The message given by the Fed led currencies to weaken around the world.

(full report attached)

The possibility of an interest rate hike in the U.S. in 2016 drove international markets

Speeches by Federal Reserve Chairman Janet Yellen and Vice Chairman Stanley Fischer reinforced the probability of an increase in interest rates in the U.S. in 2016. Their message reinforced the economic activity recovery and favorable financial conditions, leading currencies to weaken around the world. In Brazil, the exchange rate ended the week at 3.27 reais per dollar, depreciating 1.9% (Charts 1, 2, 3 and 4).

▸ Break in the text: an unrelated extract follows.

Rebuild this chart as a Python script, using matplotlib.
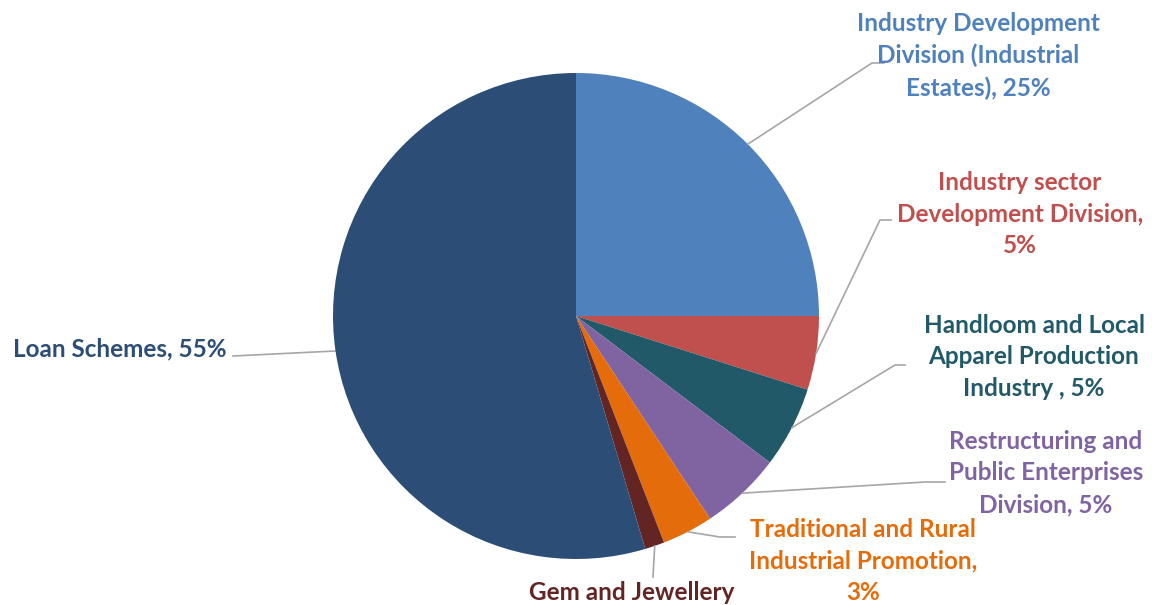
import numpy as np
import matplotlib.pyplot as plt

names = ["Industry Development\nDivision (Industrial\nEstates)",
         "Industry sector\nDevelopment Division",
         "Handloom and Local\nApparel Production\nIndustry ",
         "Restructuring and\nPublic Enterprises\nDivision",
         "Traditional and Rural\nIndustrial Promotion",
         "Gem and Jewellery",
         "Loan Schemes"]
shares = [25.0, 4.9, 5.4, 5.4, 3.4, 1.3, 54.6]
seps = [", ", ",\n", ", ", ", ", ",\n", None, ", "]  # gem's percent falls below the frame
colors = ["#4F81BD", "#C0504D", "#215968", "#8064A2", "#E46C0A", "#632523", "#2C4D75"]

W, H = 1152, 605
fig = plt.figure(figsize=(W / 100, H / 100), dpi=100)
ax = fig.add_axes([0, 0, 1, 1])

cx, cy, r = 576, H - 316, 243
wedges, _ = ax.pie(shares, colors=colors, startangle=90, counterclock=False,
                   center=(cx, cy), radius=r, frame=True,
                   wedgeprops=dict(linewidth=0))
ax.set_xlim(0, W)
ax.set_ylim(0, H)
ax.set_aspect("equal")
ax.axis("off")

# label layout: (elbow x, elbow y, end x, end y, text x, text y) in pixels from top-left
layout = [
    (872, 63, 884, 63, 978, 56),
    (880, 220, 891, 220, 1020, 214),
    (895, 365, 905, 365, 1034, 357),
    (925, 482, 945, 482, 1046, 473),
    (720, 537, 735, 537, 863, 561),
    (653, 577, 653, 577, 632, 593),
    (335, 351, 233, 356, 120, 349),
]

for w, name, v, sep, col, (ex, ey, tx2, ty2, lx, ly) in zip(
        wedges, names, shares, seps, colors, layout):
    mid = np.deg2rad((w.theta1 + w.theta2) / 2)
    px, py = cx + r * np.cos(mid), cy + r * np.sin(mid)
    ax.plot([px, ex, tx2], [py, H - ey, H - ty2], color="#A6A6A6", lw=1.2,
            zorder=0 if name == "Loan Schemes" else 3)
    label = name if sep is None else f"{name}{sep}{round(v)}%"
    ax.text(lx, H - ly, label, color=col, fontsize=17.5,
            fontweight="bold", family="Lato", ha="center", va="center",
            linespacing=1.47, multialignment="center")

fig.savefig("out.png", dpi=100)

Central bank maintained the pace of reverse swap auctions

The monetary authority maintained the pace of interventions in the FX market, with reverse swap auctions amounting to $500 million. Currently, the central bank’s short position in FX swap contracts stands at $41 billion. If this pace is sustained, the monetary authority will zero the outstanding amount of FX swaps by year-end (Charts 5 and 6).

Currency inflows in August

The currency flow is positive by $630 million in August, following hefty inflows last week. There were $1 billion trade inflows and $1.6 billion financial inflows registered (Charts 7 and 8).

No Brazilian bond issuance abroad last week 

There were no bond offers by Brazilian companies overseas last week. Year-to-date, issuances abroad total $17.7 billion, vs. $8 billion in 2015. (Chart 9 and table).

Negative foreign flows to the stock market

Foreign flows to the stock market are negative by $142 million in August, as $485 million outflows from the spot market outsized $343 million inflows to the futures market (Chart 10).

Institutional investors are now short in FX derivatives

After reducing their positions in dollar futures by $944 million and their positions in swaps contracts by $788 million, institutional investors now have an overall short position in FX derivatives. Non-residents, banks and institutional investors hold positions of $20 billion, $34 billion and $ -1 billion, respectively (Charts 11, 12, 13 and 14).